Are you sure that parse_params is the bottle-neck? Have you profiled your app?
import re
from collections import defaultdict
names = ("paramName paramValue optimizeParam "
"paramLowerBound paramUpperBound".split())
stmt_regex = re.compile(r'model\.(%s)\s+(\d+)\s+(.*)' % '|'.join(names))
def parse_params(num_of_params, lines):
stmts = defaultdict(list)
for m in (stmt_regex.match(s) for s in lines):
if m and 1 <= int(m.group(2)) <= num_of_params:
stmts[m.group(1)].append(m.group(3).rstrip())
for k, v in stmts.iteritems():
print "%s = %s" % (k, ' '.join(v))
The code given in the OP does multiple tests per line to try to match against the expected set of values, each of which is being constructed on the fly. Rather than construct paramValue1, paramValue2, etc. for each line, we can use a regular expression to try to do the matching in a cheaper (and more robust) manner.
Here's my code snippet, drawing from some ideas that have already been posted. This lets you add a new keyword to the key_to_collection dictionary and not have to change anything else.
import re
def parse_params(num_of_params, lines):
pattern = re.compile(r"""
model\.
(.+) # keyword
(\d+) # index to keyword
[ ]+ # whitespace
(.+) # value
""", re.VERBOSE)
key_to_collection = {
"paramName": names,
"paramValue": params,
"optimizeParam": optimize,
"paramLowerBound": upper,
"paramUpperBound": lower,
}
for line in lines:
match = pattern.match(line)
if not match:
print "Invalid line: " + line
elif match[1] not in key_to_collection:
print "Invalid key: " + line
# Not sure if you really care about enforcing this
elif match[2] > num_of_params:
print "Invalid param: " + line
else:
key_to_collection[match[1]].append(match[3])
Full disclosure: I have not compiled/tested this.
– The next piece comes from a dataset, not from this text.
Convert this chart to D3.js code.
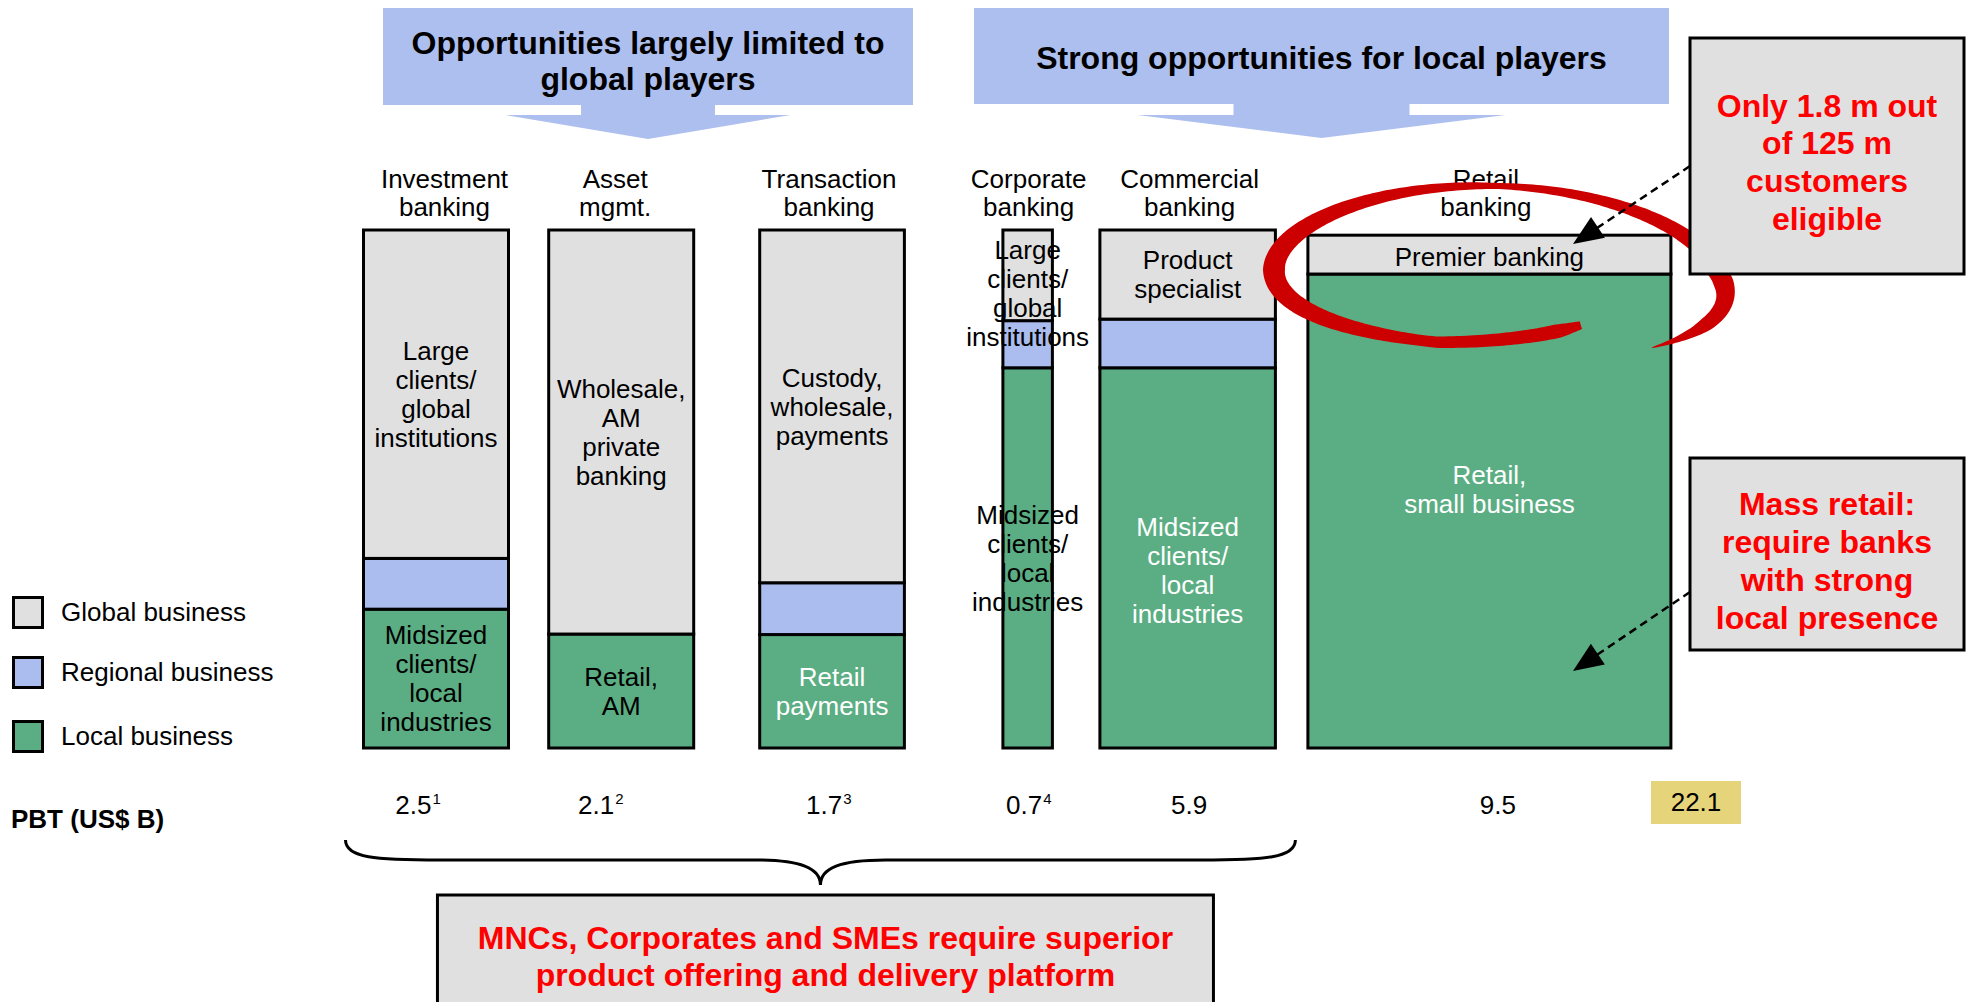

It can certainly be made more efficient. But, to be honest, unless this function is called hundreds of times a second, or works on thousands of lines, is it necessary?
I would be more concerned about making it clear what is happening... currently, I'm far from clear on that aspect.
Just eyeballing it, the input seems to look like this:
model.paramName 1 A model.paramValue 1 B model.optimizeParam 1 C model.paramLowerBound 1 D model.paramUpperBound 1 E model.paramName 2 F model.paramValue 2 G model.optimizeParam 2 H model.paramLowerBound 2 I model.paramUpperBound 2 J
And your desired output seems to be something like:
Names = AF
Params = BG
etc...
Now, since my input certainly doesn't match yours, the output is likely off too, but I think I have the gist.
There are a few points. First, does it matter how many parameters are passed to the function? For example, if the input has two sets of parameters, do I just want to read both, or is it necessary to allow the function to only read one? For example, your code allows me to call parse_params(1,1) and have it only read parameters ending in a 1 from the same input. If that's not actually a requirement, you can skip a large chunk of the code.
Second, is it important to ONLY read the given parameters? If I, for example, have a parameter called 'paramFoo', is it bad if I read it? You can also simplify the procedure by just grabbing all parameters regardless of their name, and extracting their value.
def parse_params(input):
parameter_list = {}
param = re.compile(r"model\.([^ ]+) [0-9]+ ([^ ]+)")
each_parameter = param.finditer(input)
for match in each_parameter:
key = match[0]
value = match[1]
if not key in paramter_list:
parameter_list[key] = []
parameter_list[key].append(value)
return parameter_list
The output, in this instance, will be something like this:
{'paramName':[A, F], 'paramValue':[B, G], 'optimizeParam':[C, H], etc...}
Notes: I don't know Python well, I'm a Ruby guy, so my syntax may be off. Apologies.